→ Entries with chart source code
● ● ●

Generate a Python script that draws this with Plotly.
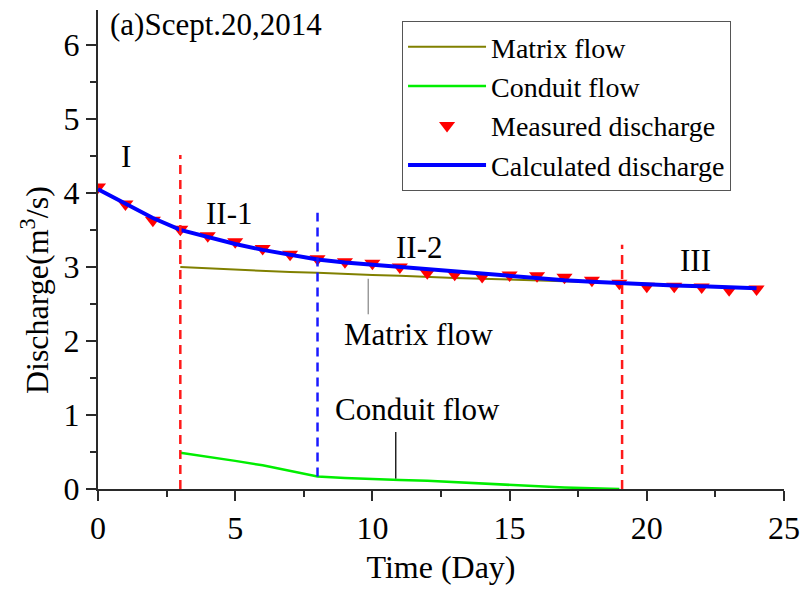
import plotly.graph_objects as go

# ---- data -------------------------------------------------------------
days = list(range(25))
measured_q = [4.08, 3.85, 3.63, 3.51, 3.42, 3.34, 3.25, 3.17, 3.11, 3.07,
              3.05, 3.00, 2.92, 2.90, 2.87, 2.89, 2.88, 2.86, 2.82, 2.78,
              2.74, 2.74, 2.73, 2.69, 2.70]
calculated_q = [4.05, 3.85, 3.66, 3.50, 3.40, 3.31, 3.23, 3.16, 3.10, 3.06,
                3.03, 2.99, 2.96, 2.93, 2.90, 2.87, 2.85, 2.82, 2.80, 2.78,
                2.76, 2.75, 2.74, 2.72, 2.71]

matrix_days = list(range(3, 25))
matrix_q = [3.00, 2.98, 2.96, 2.95, 2.93, 2.92, 2.90, 2.89, 2.88, 2.86, 2.85,
            2.84, 2.83, 2.82, 2.80, 2.79, 2.78, 2.77, 2.76, 2.74, 2.73, 2.72]

conduit_days = list(range(3, 20))
conduit_q = [0.49, 0.44, 0.38, 0.32, 0.25, 0.17, 0.15, 0.13, 0.12, 0.11,
             0.09, 0.07, 0.05, 0.04, 0.02, 0.01, 0.00]

# recession stage boundaries: day, lower and upper end of the marker line
stage_breaks = [3.0, 8.0, 19.1]
stage_break_low = [0.0, 0.17, 0.0]
stage_break_high = [4.51, 3.73, 3.30]
stage_break_colors = ["#ff1a1a", "#1a1aff", "#ff1a1a"]

stage_labels = ["I", "II-1", "II-2", "III"]
stage_label_x = [1.03, 4.78, 11.7, 21.76]
stage_label_y = [4.49, 3.72, 3.26, 3.08]

FONT = "Liberation Serif, Times New Roman, serif"

fig = go.Figure()

fig.add_trace(go.Scatter(
    x=matrix_days, y=matrix_q, mode="lines", name="Matrix flow",
    line=dict(color="#808000", width=2)))
fig.add_trace(go.Scatter(
    x=conduit_days, y=conduit_q, mode="lines", name="Conduit flow",
    line=dict(color="#00ee00", width=2.5)))
fig.add_trace(go.Scatter(
    x=days, y=measured_q, mode="markers", name="Measured discharge",
    marker=dict(symbol="triangle-down", color="#ff0000", size=14)))
fig.add_trace(go.Scatter(
    x=days, y=calculated_q, mode="lines", name="Calculated discharge",
    line=dict(color="#0000ff", width=4)))

# dashed stage boundaries
for xb, lo, hi, col in zip(stage_breaks, stage_break_low, stage_break_high,
                           stage_break_colors):
    fig.add_shape(type="line", xref="x", yref="y", x0=xb, x1=xb, y0=lo, y1=hi,
                  line=dict(color=col, width=2.5, dash="9px,6px"))

# leader lines for the in-plot labels
fig.add_shape(type="line", xref="x", yref="y", x0=9.85, x1=9.85, y0=2.36,
              y1=2.84, line=dict(color="#9a9a9a", width=1.5))
fig.add_shape(type="line", xref="x", yref="y", x0=10.85, x1=10.85, y0=0.14,
              y1=0.77, line=dict(color="#222222", width=1.5))

for txt, xx, yy in zip(stage_labels, stage_label_x, stage_label_y):
    fig.add_annotation(x=xx, y=yy, text=txt, showarrow=False,
                       font=dict(family=FONT, size=31, color="black"))

fig.add_annotation(x=11.7, y=2.09, text="Matrix flow", showarrow=False,
                   font=dict(family=FONT, size=31, color="black"))
fig.add_annotation(x=11.63, y=1.07, text="Conduit flow", showarrow=False,
                   font=dict(family=FONT, size=31, color="black"))
fig.add_annotation(x=0.38, y=6.27, text="(a)Scept.20,2014", showarrow=False,
                   xanchor="left", font=dict(family=FONT, size=31, color="black"))

# y-axis title, placed as rotated text beside the axis
fig.add_annotation(xref="paper", yref="paper", x=-0.092, y=0.415,
                   text="Discharge(m<sup>3</sup>/s)", textangle=-90,
                   showarrow=False, xanchor="center", yanchor="middle",
                   font=dict(family=FONT, size=32, color="black"))

axis_common = dict(
    showline=True, linecolor="#2a2a2a", linewidth=2,
    ticks="outside", ticklen=10, tickwidth=2, tickcolor="#2a2a2a",
    showgrid=False, zeroline=False, mirror=False,
    tickfont=dict(family=FONT, size=32, color="black"),
)

fig.update_xaxes(
    range=[0, 25], tick0=0, dtick=5,
    minor=dict(ticks="outside", dtick=2.5, ticklen=6, tickwidth=2,
               tickcolor="#2a2a2a"),
    title=dict(text="Time (Day)", font=dict(family=FONT, size=32, color="black"),
               standoff=10),
    **axis_common)
fig.update_yaxes(
    range=[0, 6.47], tick0=0, dtick=1,
    minor=dict(ticks="outside", dtick=0.5, ticklen=6, tickwidth=2,
               tickcolor="#2a2a2a"),
    **axis_common)

fig.update_layout(
    width=810, height=590,
    margin=dict(l=98, r=18, t=10, b=101),
    paper_bgcolor="white", plot_bgcolor="white",
    showlegend=True,
    legend=dict(
        x=0.683, y=0.977, xanchor="center", yanchor="top",
        bgcolor="white", bordercolor="#555555", borderwidth=1,
        font=dict(family=FONT, size=28, color="black"),
        itemwidth=78, tracegroupgap=0,
    ),
)

fig.write_html("out.html")
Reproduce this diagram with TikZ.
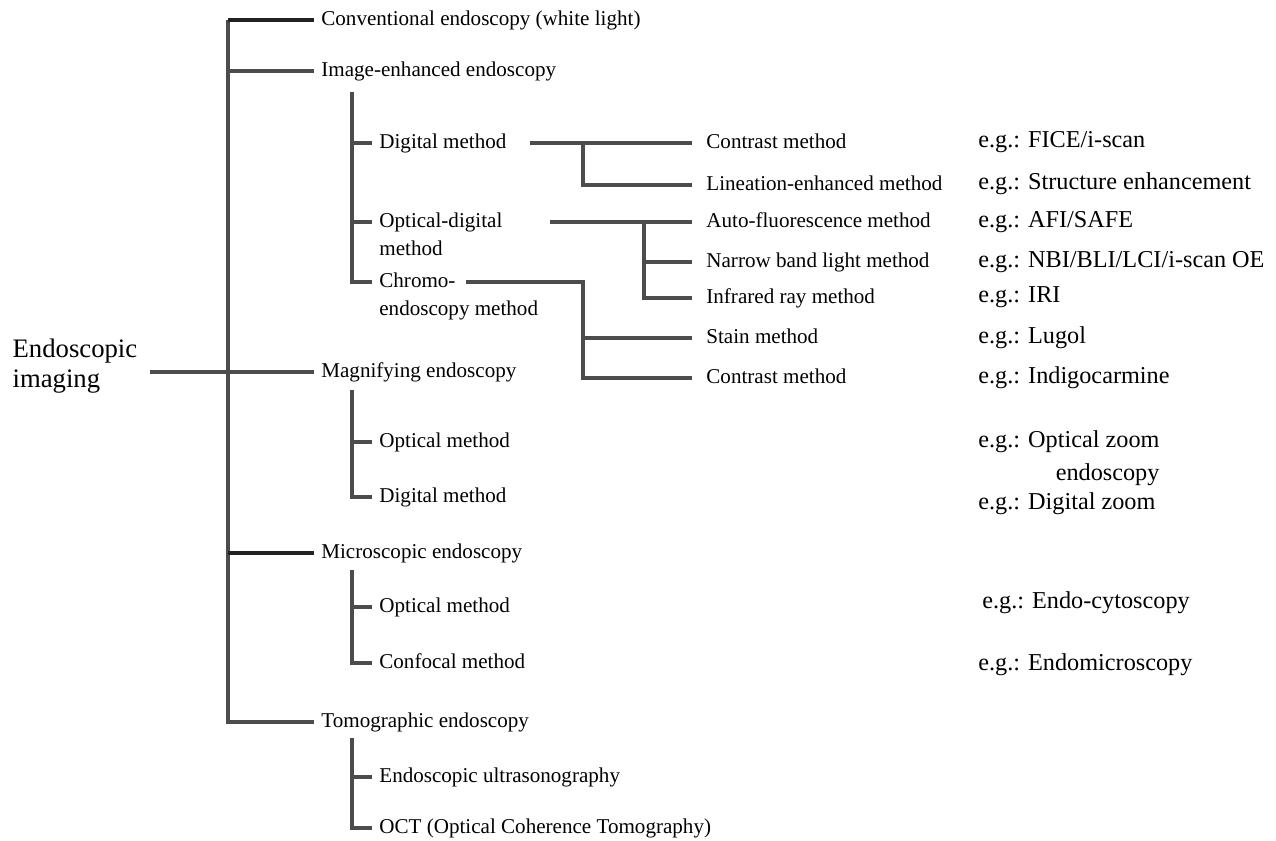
\documentclass[tikz,border=0pt]{standalone}
\usepackage{fontspec}
\setmainfont{Liberation Serif}
\usetikzlibrary{positioning}
\definecolor{LineGray}{HTML}{4C4C4C}
\definecolor{DarkLine}{HTML}{222222}

\tikzset{
    branch/.style={LineGray, line width=1.8pt},
    heavy/.style={DarkLine, line width=2.2pt},
    lvone/.style={anchor=west, inner xsep=4pt, inner ysep=1pt,
        font=\fontsize{12}{16.4}\selectfont, text height=8.4pt, text depth=2.6pt},
    lvtwo/.style={lvone},
    lvthree/.style={lvone, inner xsep=8pt},
    example/.style={anchor=west, inner sep=0pt, align=right,
        font=\fontsize{13.8}{18.7}\selectfont},
}

\begin{document}
\begin{tikzpicture}[x=0.02cm, y=-0.02cm]

    \useasboundingbox (0,0) rectangle (1276,840);

    \coordinate (spine) at (228,0);
    \coordinate (subx) at (352,0);
    \coordinate (digknot) at (583,0);
    \coordinate (optknot) at (644,0);

    % root and first level
    \node[font=\fontsize{15.2}{17}\selectfont, align=left, anchor=west, inner xsep=7pt] (root) at (0,366) {Endoscopic\\imaging};
    \node[lvone] (conv) at (314,20) {Conventional endoscopy (white light)};
    \node[lvone] (imgenh) at (314,71) {Image-enhanced endoscopy};
    \node[lvone] (magn) at (314,372) {Magnifying endoscopy};
    \node[lvone] (micro) at (314,553) {Microscopic endoscopy};
    \node[lvone] (tomo) at (314,722) {Tomographic endoscopy};

    % second level
    \node[lvtwo] (dig) at (372,143) {Digital method};
    \node[lvtwo] (opt) at (372,222) {Optical-digital};
    \node[lvtwo, below=16.4pt of opt.base west, anchor=base west] (optb) {method};
    \node[lvtwo] (chr) at (372,282) {Chromo-};
    \node[lvtwo, below=16.4pt of chr.base west, anchor=base west] (chrb) {endoscopy method};
    \node[lvtwo] (magopt) at (372,442) {Optical method};
    \node[lvtwo] (magdig) at (372,497) {Digital method};
    \node[lvtwo] (micopt) at (372,607) {Optical method};
    \node[lvtwo] (miccon) at (372,663) {Confocal method};
    \node[lvtwo] (eus) at (372,777) {Endoscopic ultrasonography};
    \node[lvtwo] (oct) at (372,828) {OCT (Optical Coherence Tomography)};

    % third level
    \foreach \name/\y/\txt in {con1/143/Contrast method, lin/185/Lineation-enhanced method,
        auto/222/Auto-fluorescence method, narrow/262/Narrow band light method,
        infra/298/Infrared ray method, stain/338/Stain method, con2/378/Contrast method}
        \node[lvthree] (\name) at (692,\y) {\txt};

    % examples
    \foreach \y/\txt [count=\i] in {142/{FICE/i-scan}, 184/{Structure enhancement},
        222/{AFI/SAFE}, 262/{NBI/BLI/LCI/i-scan OE}, 297/{IRI}, 338/{Lugol},
        378/{Indigocarmine}, 504/{Digital zoom}, 665/{Endomicroscopy}}
        \node[example] (eg\i) at (978,\y) {e.g.: \txt};
    \node[example] (egzoom) at (978,458) {e.g.: Optical zoom\\endoscopy};
    \node[example] (egcyto) at (982,603) {e.g.: Endo-cytoscopy};

    % main spine
    \draw[branch] (conv.west -| spine) |- (tomo.west);
    \draw[heavy] (conv.west -| spine) -- (conv.west);
    \draw[branch] (imgenh.west -| spine) -- (imgenh.west);
    \draw[branch] (root.east |- magn.west) -- (magn.west);
    \draw[heavy] (micro.west -| spine) -- (micro.west);

    % sub trees
    \draw[branch] (imgenh.west -| subx) ++(0,21) |- (chr.west);
    \draw[branch] (dig.west -| subx) -- (dig.west);
    \draw[branch] (opt.west -| subx) -- (opt.west);
    \draw[branch] (magn.west -| subx) ++(0,18) |- (magdig.west);
    \draw[branch] (magopt.west -| subx) -- (magopt.west);
    \draw[branch] (micro.west -| subx) ++(0,17) |- (miccon.west);
    \draw[branch] (micopt.west -| subx) -- (micopt.west);
    \draw[branch] (tomo.west -| subx) ++(0,16) |- (oct.west);
    \draw[branch] (eus.west -| subx) -- (eus.west);

    % method branches
    \draw[branch] ([xshift=9pt]dig.east) -- (con1.west);
    \draw[branch] (con1.west -| digknot) |- (lin.west);
    \draw[branch] ([xshift=23pt]opt.east) -- (auto.west);
    \draw[branch] (auto.west -| optknot) |- (infra.west);
    \draw[branch] (narrow.west -| optknot) -- (narrow.west);
    \draw[branch] ([xshift=2pt]chr.east) -| (con2.west -| digknot) -- (con2.west);
    \draw[branch] (stain.west -| digknot) -- (stain.west);
\end{tikzpicture}
\end{document}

● ● ●

→ PROBLEM TO SOLVE
Quote only what lies between the first line of the records and the line containing "2.76, 2.75, 2.74, 2.72, 2.71]", please, including both lines and excluding images.

→ TASK ANSWER
Generate a Python script that draws this with Plotly.
import plotly.graph_objects as go

# ---- data -------------------------------------------------------------
days = list(range(25))
measured_q = [4.08, 3.85, 3.63, 3.51, 3.42, 3.34, 3.25, 3.17, 3.11, 3.07,
              3.05, 3.00, 2.92, 2.90, 2.87, 2.89, 2.88, 2.86, 2.82, 2.78,
              2.74, 2.74, 2.73, 2.69, 2.70]
calculated_q = [4.05, 3.85, 3.66, 3.50, 3.40, 3.31, 3.23, 3.16, 3.10, 3.06,
                3.03, 2.99, 2.96, 2.93, 2.90, 2.87, 2.85, 2.82, 2.80, 2.78,
                2.76, 2.75, 2.74, 2.72, 2.71]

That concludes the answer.